WHAT YOU ARE ASKED TO DO -> Reproduce every line of the listing as written, apart from the pictures.
━━ SUPPLIED INFORMATION
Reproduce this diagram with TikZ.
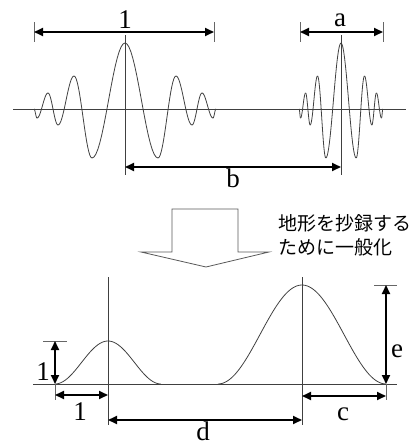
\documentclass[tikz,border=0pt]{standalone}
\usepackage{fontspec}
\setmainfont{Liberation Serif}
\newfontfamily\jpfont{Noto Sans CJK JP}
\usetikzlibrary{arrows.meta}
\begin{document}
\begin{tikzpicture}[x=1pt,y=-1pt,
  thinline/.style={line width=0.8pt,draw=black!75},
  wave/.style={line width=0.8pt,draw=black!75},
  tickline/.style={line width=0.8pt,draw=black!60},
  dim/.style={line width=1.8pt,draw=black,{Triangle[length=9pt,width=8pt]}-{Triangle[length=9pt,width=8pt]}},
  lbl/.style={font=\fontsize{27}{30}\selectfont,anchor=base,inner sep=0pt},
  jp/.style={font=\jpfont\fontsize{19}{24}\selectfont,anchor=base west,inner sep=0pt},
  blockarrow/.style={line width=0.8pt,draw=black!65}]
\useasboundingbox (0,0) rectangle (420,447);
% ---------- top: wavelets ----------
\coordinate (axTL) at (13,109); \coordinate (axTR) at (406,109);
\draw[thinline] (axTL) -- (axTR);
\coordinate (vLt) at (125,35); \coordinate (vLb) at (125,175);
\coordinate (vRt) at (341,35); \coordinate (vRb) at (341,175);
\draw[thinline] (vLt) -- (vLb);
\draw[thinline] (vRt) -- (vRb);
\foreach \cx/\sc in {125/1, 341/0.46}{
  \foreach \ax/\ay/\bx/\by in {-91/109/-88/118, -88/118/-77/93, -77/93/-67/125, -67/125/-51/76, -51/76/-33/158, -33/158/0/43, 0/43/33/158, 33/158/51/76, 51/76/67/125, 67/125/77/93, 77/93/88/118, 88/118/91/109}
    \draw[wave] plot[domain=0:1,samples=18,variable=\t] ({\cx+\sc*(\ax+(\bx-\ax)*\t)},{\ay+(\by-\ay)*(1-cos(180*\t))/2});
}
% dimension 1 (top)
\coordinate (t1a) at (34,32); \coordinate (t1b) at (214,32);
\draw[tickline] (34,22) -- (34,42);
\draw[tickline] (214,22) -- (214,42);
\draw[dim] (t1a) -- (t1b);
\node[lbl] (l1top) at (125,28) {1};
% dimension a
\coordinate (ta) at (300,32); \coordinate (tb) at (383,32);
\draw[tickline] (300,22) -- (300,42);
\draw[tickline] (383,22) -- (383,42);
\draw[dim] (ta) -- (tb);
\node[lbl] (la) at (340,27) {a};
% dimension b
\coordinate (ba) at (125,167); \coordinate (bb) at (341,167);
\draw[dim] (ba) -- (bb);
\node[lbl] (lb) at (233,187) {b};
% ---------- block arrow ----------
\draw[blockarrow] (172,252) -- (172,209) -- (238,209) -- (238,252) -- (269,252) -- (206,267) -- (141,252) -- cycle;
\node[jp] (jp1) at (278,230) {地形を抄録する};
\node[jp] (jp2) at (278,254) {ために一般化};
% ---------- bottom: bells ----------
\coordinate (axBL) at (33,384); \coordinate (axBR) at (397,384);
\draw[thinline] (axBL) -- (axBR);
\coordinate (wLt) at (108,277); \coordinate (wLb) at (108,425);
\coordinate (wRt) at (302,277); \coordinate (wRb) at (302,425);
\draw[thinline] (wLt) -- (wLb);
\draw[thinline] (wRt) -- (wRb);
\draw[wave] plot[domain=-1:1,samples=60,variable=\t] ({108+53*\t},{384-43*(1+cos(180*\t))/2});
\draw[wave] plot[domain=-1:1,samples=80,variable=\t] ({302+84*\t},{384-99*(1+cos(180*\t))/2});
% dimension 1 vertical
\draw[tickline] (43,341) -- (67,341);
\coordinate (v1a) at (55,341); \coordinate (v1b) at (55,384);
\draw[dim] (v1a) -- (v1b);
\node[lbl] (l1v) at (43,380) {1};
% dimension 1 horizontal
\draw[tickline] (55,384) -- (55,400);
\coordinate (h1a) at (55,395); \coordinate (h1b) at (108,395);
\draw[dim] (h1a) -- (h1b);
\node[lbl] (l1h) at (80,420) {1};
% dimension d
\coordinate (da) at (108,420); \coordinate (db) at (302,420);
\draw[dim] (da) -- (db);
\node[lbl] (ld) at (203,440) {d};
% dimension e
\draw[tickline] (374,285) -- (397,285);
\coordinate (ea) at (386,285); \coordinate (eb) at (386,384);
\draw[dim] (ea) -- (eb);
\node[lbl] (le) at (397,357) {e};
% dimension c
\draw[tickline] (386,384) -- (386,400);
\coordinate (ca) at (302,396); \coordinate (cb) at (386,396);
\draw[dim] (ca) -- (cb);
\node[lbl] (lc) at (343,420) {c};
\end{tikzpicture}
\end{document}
━━━━
EXERCISE ANSWER ->
Reproduce this diagram with TikZ.
\documentclass[tikz,border=0pt]{standalone}
\usepackage{fontspec}
\setmainfont{Liberation Serif}
\newfontfamily\jpfont{Noto Sans CJK JP}
\usetikzlibrary{arrows.meta}
\begin{document}
\begin{tikzpicture}[x=1pt,y=-1pt,
  thinline/.style={line width=0.8pt,draw=black!75},
  wave/.style={line width=0.8pt,draw=black!75},
  tickline/.style={line width=0.8pt,draw=black!60},
  dim/.style={line width=1.8pt,draw=black,{Triangle[length=9pt,width=8pt]}-{Triangle[length=9pt,width=8pt]}},
  lbl/.style={font=\fontsize{27}{30}\selectfont,anchor=base,inner sep=0pt},
  jp/.style={font=\jpfont\fontsize{19}{24}\selectfont,anchor=base west,inner sep=0pt},
  blockarrow/.style={line width=0.8pt,draw=black!65}]
\useasboundingbox (0,0) rectangle (420,447);
% ---------- top: wavelets ----------
\coordinate (axTL) at (13,109); \coordinate (axTR) at (406,109);
\draw[thinline] (axTL) -- (axTR);
\coordinate (vLt) at (125,35); \coordinate (vLb) at (125,175);
\coordinate (vRt) at (341,35); \coordinate (vRb) at (341,175);
\draw[thinline] (vLt) -- (vLb);
\draw[thinline] (vRt) -- (vRb);
\foreach \cx/\sc in {125/1, 341/0.46}{
  \foreach \ax/\ay/\bx/\by in {-91/109/-88/118, -88/118/-77/93, -77/93/-67/125, -67/125/-51/76, -51/76/-33/158, -33/158/0/43, 0/43/33/158, 33/158/51/76, 51/76/67/125, 67/125/77/93, 77/93/88/118, 88/118/91/109}
    \draw[wave] plot[domain=0:1,samples=18,variable=\t] ({\cx+\sc*(\ax+(\bx-\ax)*\t)},{\ay+(\by-\ay)*(1-cos(180*\t))/2});
}
% dimension 1 (top)
\coordinate (t1a) at (34,32); \coordinate (t1b) at (214,32);
\draw[tickline] (34,22) -- (34,42);
\draw[tickline] (214,22) -- (214,42);
\draw[dim] (t1a) -- (t1b);
\node[lbl] (l1top) at (125,28) {1};
% dimension a
\coordinate (ta) at (300,32); \coordinate (tb) at (383,32);
\draw[tickline] (300,22) -- (300,42);
\draw[tickline] (383,22) -- (383,42);
\draw[dim] (ta) -- (tb);
\node[lbl] (la) at (340,27) {a};
% dimension b
\coordinate (ba) at (125,167); \coordinate (bb) at (341,167);
\draw[dim] (ba) -- (bb);
\node[lbl] (lb) at (233,187) {b};
% ---------- block arrow ----------
\draw[blockarrow] (172,252) -- (172,209) -- (238,209) -- (238,252) -- (269,252) -- (206,267) -- (141,252) -- cycle;
\node[jp] (jp1) at (278,230) {地形を抄録する};
\node[jp] (jp2) at (278,254) {ために一般化};
% ---------- bottom: bells ----------
\coordinate (axBL) at (33,384); \coordinate (axBR) at (397,384);
\draw[thinline] (axBL) -- (axBR);
\coordinate (wLt) at (108,277); \coordinate (wLb) at (108,425);
\coordinate (wRt) at (302,277); \coordinate (wRb) at (302,425);
\draw[thinline] (wLt) -- (wLb);
\draw[thinline] (wRt) -- (wRb);
\draw[wave] plot[domain=-1:1,samples=60,variable=\t] ({108+53*\t},{384-43*(1+cos(180*\t))/2});
\draw[wave] plot[domain=-1:1,samples=80,variable=\t] ({302+84*\t},{384-99*(1+cos(180*\t))/2});
% dimension 1 vertical
\draw[tickline] (43,341) -- (67,341);
\coordinate (v1a) at (55,341); \coordinate (v1b) at (55,384);
\draw[dim] (v1a) -- (v1b);
\node[lbl] (l1v) at (43,380) {1};
% dimension 1 horizontal
\draw[tickline] (55,384) -- (55,400);
\coordinate (h1a) at (55,395); \coordinate (h1b) at (108,395);
\draw[dim] (h1a) -- (h1b);
\node[lbl] (l1h) at (80,420) {1};
% dimension d
\coordinate (da) at (108,420); \coordinate (db) at (302,420);
\draw[dim] (da) -- (db);
\node[lbl] (ld) at (203,440) {d};
% dimension e
\draw[tickline] (374,285) -- (397,285);
\coordinate (ea) at (386,285); \coordinate (eb) at (386,384);
\draw[dim] (ea) -- (eb);
\node[lbl] (le) at (397,357) {e};
% dimension c
\draw[tickline] (386,384) -- (386,400);
\coordinate (ca) at (302,396); \coordinate (cb) at (386,396);
\draw[dim] (ca) -- (cb);
\node[lbl] (lc) at (343,420) {c};
\end{tikzpicture}
\end{document}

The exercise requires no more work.